→ Task directions:
Images do not belong in the copy. Retype all the entries below exactly.

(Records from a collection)
◇ ◇ ◇ ◇ ◇ ◇ ◇
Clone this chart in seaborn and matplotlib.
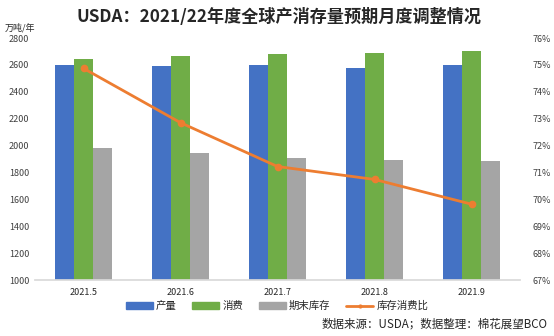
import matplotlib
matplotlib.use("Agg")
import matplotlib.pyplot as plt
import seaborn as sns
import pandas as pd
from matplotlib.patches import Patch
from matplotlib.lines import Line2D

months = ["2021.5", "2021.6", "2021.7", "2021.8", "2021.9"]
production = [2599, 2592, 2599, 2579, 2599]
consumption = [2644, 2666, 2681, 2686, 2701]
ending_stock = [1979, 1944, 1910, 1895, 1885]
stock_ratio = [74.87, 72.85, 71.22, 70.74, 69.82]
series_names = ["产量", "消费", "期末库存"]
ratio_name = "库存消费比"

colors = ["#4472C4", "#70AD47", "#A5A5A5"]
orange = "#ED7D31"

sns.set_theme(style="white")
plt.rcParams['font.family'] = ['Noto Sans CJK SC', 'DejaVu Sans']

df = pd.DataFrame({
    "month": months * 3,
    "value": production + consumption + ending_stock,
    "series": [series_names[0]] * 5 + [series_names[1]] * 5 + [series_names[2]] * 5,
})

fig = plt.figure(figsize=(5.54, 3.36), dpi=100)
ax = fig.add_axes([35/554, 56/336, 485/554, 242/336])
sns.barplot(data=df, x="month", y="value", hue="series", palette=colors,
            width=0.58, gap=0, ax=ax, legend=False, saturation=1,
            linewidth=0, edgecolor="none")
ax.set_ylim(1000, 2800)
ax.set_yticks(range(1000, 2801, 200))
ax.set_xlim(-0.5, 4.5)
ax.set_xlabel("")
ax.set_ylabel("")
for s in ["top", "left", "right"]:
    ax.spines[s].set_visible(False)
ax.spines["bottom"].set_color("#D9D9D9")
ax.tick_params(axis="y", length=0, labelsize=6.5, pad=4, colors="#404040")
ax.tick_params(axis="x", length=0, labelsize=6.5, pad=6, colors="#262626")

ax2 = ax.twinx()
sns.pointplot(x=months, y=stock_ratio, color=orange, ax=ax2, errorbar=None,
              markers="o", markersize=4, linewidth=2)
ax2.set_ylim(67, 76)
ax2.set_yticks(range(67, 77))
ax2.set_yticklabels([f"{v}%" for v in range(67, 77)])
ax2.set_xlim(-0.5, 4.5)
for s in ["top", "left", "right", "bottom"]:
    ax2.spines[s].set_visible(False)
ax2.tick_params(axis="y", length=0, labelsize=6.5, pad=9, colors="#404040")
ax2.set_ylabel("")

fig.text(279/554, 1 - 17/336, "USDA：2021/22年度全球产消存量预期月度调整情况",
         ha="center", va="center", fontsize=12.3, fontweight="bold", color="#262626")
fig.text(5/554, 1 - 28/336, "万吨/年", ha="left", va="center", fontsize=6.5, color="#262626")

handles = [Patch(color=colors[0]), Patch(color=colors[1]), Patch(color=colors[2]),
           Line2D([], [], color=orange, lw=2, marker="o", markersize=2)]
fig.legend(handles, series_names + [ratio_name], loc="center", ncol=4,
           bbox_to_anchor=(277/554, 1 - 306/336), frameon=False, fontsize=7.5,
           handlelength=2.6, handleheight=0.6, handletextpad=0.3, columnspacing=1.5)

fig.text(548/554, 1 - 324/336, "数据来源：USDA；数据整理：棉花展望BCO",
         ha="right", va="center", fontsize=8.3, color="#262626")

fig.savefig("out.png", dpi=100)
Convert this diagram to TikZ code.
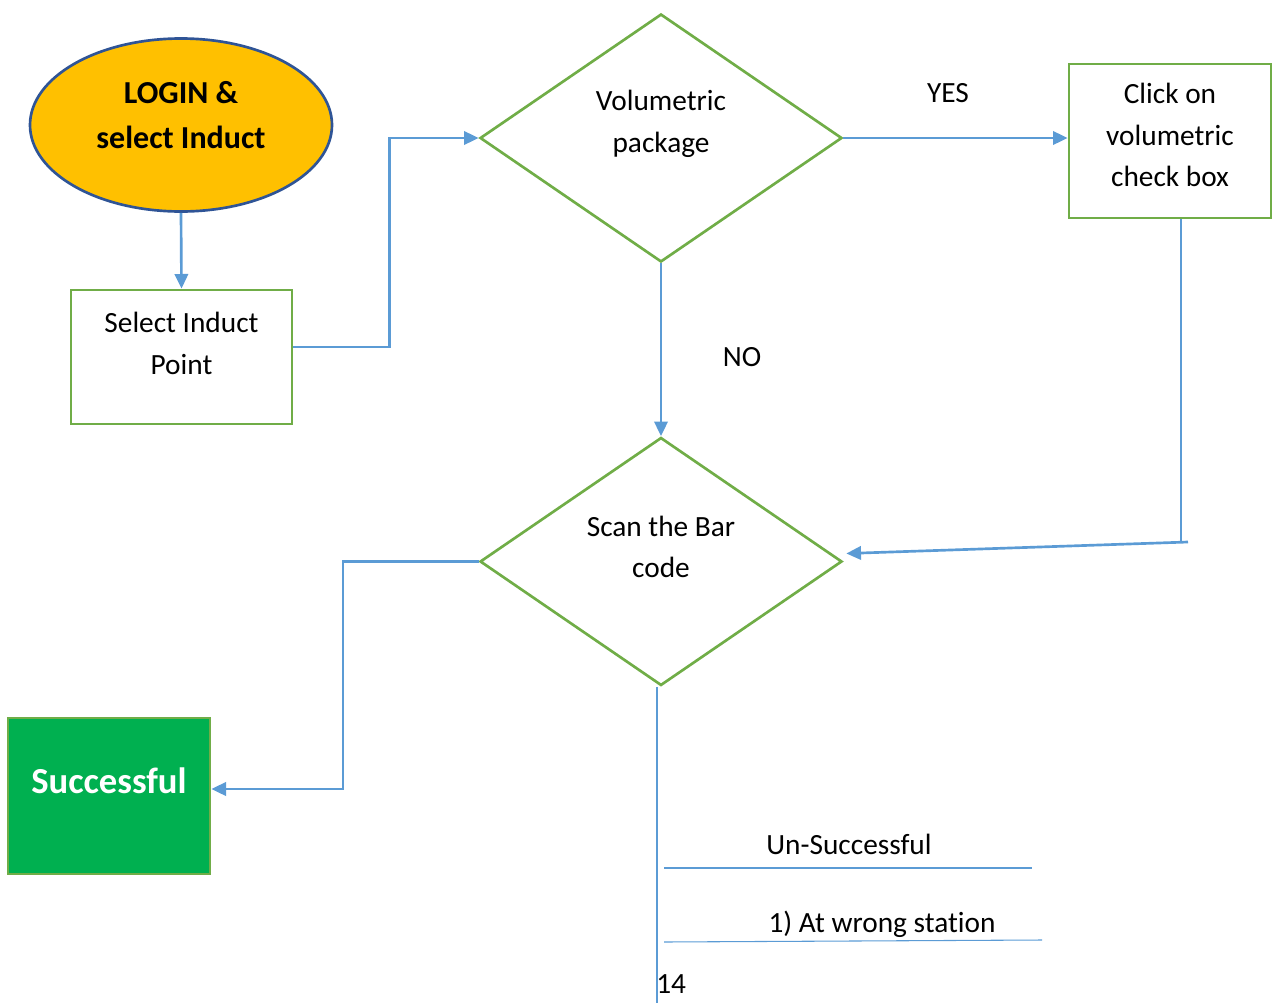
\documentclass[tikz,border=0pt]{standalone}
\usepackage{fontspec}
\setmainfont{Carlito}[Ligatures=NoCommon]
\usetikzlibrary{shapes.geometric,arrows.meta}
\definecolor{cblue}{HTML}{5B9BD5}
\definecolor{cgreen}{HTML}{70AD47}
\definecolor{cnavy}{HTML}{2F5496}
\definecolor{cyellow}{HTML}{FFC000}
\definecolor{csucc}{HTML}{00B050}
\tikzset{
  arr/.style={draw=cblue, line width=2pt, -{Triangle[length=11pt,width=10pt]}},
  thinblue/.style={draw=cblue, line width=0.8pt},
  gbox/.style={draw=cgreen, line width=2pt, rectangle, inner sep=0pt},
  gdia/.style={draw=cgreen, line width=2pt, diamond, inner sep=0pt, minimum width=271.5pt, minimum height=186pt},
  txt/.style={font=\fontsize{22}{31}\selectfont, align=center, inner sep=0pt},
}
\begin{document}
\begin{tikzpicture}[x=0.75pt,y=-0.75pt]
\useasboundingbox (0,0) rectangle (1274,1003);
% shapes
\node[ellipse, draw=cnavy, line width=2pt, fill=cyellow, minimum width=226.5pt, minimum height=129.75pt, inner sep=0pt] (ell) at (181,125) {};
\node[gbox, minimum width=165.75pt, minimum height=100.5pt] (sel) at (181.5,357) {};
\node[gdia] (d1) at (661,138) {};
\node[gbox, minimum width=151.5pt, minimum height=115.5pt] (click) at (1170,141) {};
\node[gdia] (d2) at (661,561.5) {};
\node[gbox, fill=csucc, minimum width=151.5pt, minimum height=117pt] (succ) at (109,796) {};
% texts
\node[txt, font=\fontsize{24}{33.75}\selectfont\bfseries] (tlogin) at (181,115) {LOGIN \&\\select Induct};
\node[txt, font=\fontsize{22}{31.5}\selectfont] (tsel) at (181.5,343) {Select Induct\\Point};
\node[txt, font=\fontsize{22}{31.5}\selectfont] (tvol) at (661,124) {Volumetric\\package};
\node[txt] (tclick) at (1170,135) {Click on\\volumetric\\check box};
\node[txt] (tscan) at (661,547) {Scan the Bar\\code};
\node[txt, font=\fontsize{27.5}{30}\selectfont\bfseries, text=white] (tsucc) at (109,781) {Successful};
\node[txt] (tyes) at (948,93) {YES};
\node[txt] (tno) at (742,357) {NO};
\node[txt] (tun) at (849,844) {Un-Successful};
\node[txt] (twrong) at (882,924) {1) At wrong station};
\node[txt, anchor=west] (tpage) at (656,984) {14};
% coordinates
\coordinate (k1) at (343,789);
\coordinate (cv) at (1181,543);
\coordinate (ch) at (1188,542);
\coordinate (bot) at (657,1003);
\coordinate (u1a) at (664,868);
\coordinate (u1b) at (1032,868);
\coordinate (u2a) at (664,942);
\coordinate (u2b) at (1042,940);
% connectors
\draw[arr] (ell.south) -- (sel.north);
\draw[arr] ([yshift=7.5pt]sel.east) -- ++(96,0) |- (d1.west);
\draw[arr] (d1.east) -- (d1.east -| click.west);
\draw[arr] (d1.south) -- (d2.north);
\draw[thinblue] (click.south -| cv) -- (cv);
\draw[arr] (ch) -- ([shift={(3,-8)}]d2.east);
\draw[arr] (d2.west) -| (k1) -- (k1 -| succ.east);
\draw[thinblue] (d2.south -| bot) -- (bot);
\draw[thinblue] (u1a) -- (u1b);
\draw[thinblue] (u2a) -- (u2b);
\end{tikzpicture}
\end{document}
◇ ◇ ◇ ◇ ◇ ◇ ◇
→ Written solution:
Clone this chart in seaborn and matplotlib.
import matplotlib
matplotlib.use("Agg")
import matplotlib.pyplot as plt
import seaborn as sns
import pandas as pd
from matplotlib.patches import Patch
from matplotlib.lines import Line2D

months = ["2021.5", "2021.6", "2021.7", "2021.8", "2021.9"]
production = [2599, 2592, 2599, 2579, 2599]
consumption = [2644, 2666, 2681, 2686, 2701]
ending_stock = [1979, 1944, 1910, 1895, 1885]
stock_ratio = [74.87, 72.85, 71.22, 70.74, 69.82]
series_names = ["产量", "消费", "期末库存"]
ratio_name = "库存消费比"

colors = ["#4472C4", "#70AD47", "#A5A5A5"]
orange = "#ED7D31"

sns.set_theme(style="white")
plt.rcParams['font.family'] = ['Noto Sans CJK SC', 'DejaVu Sans']

df = pd.DataFrame({
    "month": months * 3,
    "value": production + consumption + ending_stock,
    "series": [series_names[0]] * 5 + [series_names[1]] * 5 + [series_names[2]] * 5,
})

fig = plt.figure(figsize=(5.54, 3.36), dpi=100)
ax = fig.add_axes([35/554, 56/336, 485/554, 242/336])
sns.barplot(data=df, x="month", y="value", hue="series", palette=colors,
            width=0.58, gap=0, ax=ax, legend=False, saturation=1,
            linewidth=0, edgecolor="none")
ax.set_ylim(1000, 2800)
ax.set_yticks(range(1000, 2801, 200))
ax.set_xlim(-0.5, 4.5)
ax.set_xlabel("")
ax.set_ylabel("")
for s in ["top", "left", "right"]:
    ax.spines[s].set_visible(False)
ax.spines["bottom"].set_color("#D9D9D9")
ax.tick_params(axis="y", length=0, labelsize=6.5, pad=4, colors="#404040")
ax.tick_params(axis="x", length=0, labelsize=6.5, pad=6, colors="#262626")

ax2 = ax.twinx()
sns.pointplot(x=months, y=stock_ratio, color=orange, ax=ax2, errorbar=None,
              markers="o", markersize=4, linewidth=2)
ax2.set_ylim(67, 76)
ax2.set_yticks(range(67, 77))
ax2.set_yticklabels([f"{v}%" for v in range(67, 77)])
ax2.set_xlim(-0.5, 4.5)
for s in ["top", "left", "right", "bottom"]:
    ax2.spines[s].set_visible(False)
ax2.tick_params(axis="y", length=0, labelsize=6.5, pad=9, colors="#404040")
ax2.set_ylabel("")

fig.text(279/554, 1 - 17/336, "USDA：2021/22年度全球产消存量预期月度调整情况",
         ha="center", va="center", fontsize=12.3, fontweight="bold", color="#262626")
fig.text(5/554, 1 - 28/336, "万吨/年", ha="left", va="center", fontsize=6.5, color="#262626")

handles = [Patch(color=colors[0]), Patch(color=colors[1]), Patch(color=colors[2]),
           Line2D([], [], color=orange, lw=2, marker="o", markersize=2)]
fig.legend(handles, series_names + [ratio_name], loc="center", ncol=4,
           bbox_to_anchor=(277/554, 1 - 306/336), frameon=False, fontsize=7.5,
           handlelength=2.6, handleheight=0.6, handletextpad=0.3, columnspacing=1.5)

fig.text(548/554, 1 - 324/336, "数据来源：USDA；数据整理：棉花展望BCO",
         ha="right", va="center", fontsize=8.3, color="#262626")

fig.savefig("out.png", dpi=100)
Convert this diagram to TikZ code.
\documentclass[tikz,border=0pt]{standalone}
\usepackage{fontspec}
\setmainfont{Carlito}[Ligatures=NoCommon]
\usetikzlibrary{shapes.geometric,arrows.meta}
\definecolor{cblue}{HTML}{5B9BD5}
\definecolor{cgreen}{HTML}{70AD47}
\definecolor{cnavy}{HTML}{2F5496}
\definecolor{cyellow}{HTML}{FFC000}
\definecolor{csucc}{HTML}{00B050}
\tikzset{
  arr/.style={draw=cblue, line width=2pt, -{Triangle[length=11pt,width=10pt]}},
  thinblue/.style={draw=cblue, line width=0.8pt},
  gbox/.style={draw=cgreen, line width=2pt, rectangle, inner sep=0pt},
  gdia/.style={draw=cgreen, line width=2pt, diamond, inner sep=0pt, minimum width=271.5pt, minimum height=186pt},
  txt/.style={font=\fontsize{22}{31}\selectfont, align=center, inner sep=0pt},
}
\begin{document}
\begin{tikzpicture}[x=0.75pt,y=-0.75pt]
\useasboundingbox (0,0) rectangle (1274,1003);
% shapes
\node[ellipse, draw=cnavy, line width=2pt, fill=cyellow, minimum width=226.5pt, minimum height=129.75pt, inner sep=0pt] (ell) at (181,125) {};
\node[gbox, minimum width=165.75pt, minimum height=100.5pt] (sel) at (181.5,357) {};
\node[gdia] (d1) at (661,138) {};
\node[gbox, minimum width=151.5pt, minimum height=115.5pt] (click) at (1170,141) {};
\node[gdia] (d2) at (661,561.5) {};
\node[gbox, fill=csucc, minimum width=151.5pt, minimum height=117pt] (succ) at (109,796) {};
% texts
\node[txt, font=\fontsize{24}{33.75}\selectfont\bfseries] (tlogin) at (181,115) {LOGIN \&\\select Induct};
\node[txt, font=\fontsize{22}{31.5}\selectfont] (tsel) at (181.5,343) {Select Induct\\Point};
\node[txt, font=\fontsize{22}{31.5}\selectfont] (tvol) at (661,124) {Volumetric\\package};
\node[txt] (tclick) at (1170,135) {Click on\\volumetric\\check box};
\node[txt] (tscan) at (661,547) {Scan the Bar\\code};
\node[txt, font=\fontsize{27.5}{30}\selectfont\bfseries, text=white] (tsucc) at (109,781) {Successful};
\node[txt] (tyes) at (948,93) {YES};
\node[txt] (tno) at (742,357) {NO};
\node[txt] (tun) at (849,844) {Un-Successful};
\node[txt] (twrong) at (882,924) {1) At wrong station};
\node[txt, anchor=west] (tpage) at (656,984) {14};
% coordinates
\coordinate (k1) at (343,789);
\coordinate (cv) at (1181,543);
\coordinate (ch) at (1188,542);
\coordinate (bot) at (657,1003);
\coordinate (u1a) at (664,868);
\coordinate (u1b) at (1032,868);
\coordinate (u2a) at (664,942);
\coordinate (u2b) at (1042,940);
% connectors
\draw[arr] (ell.south) -- (sel.north);
\draw[arr] ([yshift=7.5pt]sel.east) -- ++(96,0) |- (d1.west);
\draw[arr] (d1.east) -- (d1.east -| click.west);
\draw[arr] (d1.south) -- (d2.north);
\draw[thinblue] (click.south -| cv) -- (cv);
\draw[arr] (ch) -- ([shift={(3,-8)}]d2.east);
\draw[arr] (d2.west) -| (k1) -- (k1 -| succ.east);
\draw[thinblue] (d2.south -| bot) -- (bot);
\draw[thinblue] (u1a) -- (u1b);
\draw[thinblue] (u2a) -- (u2b);
\end{tikzpicture}
\end{document}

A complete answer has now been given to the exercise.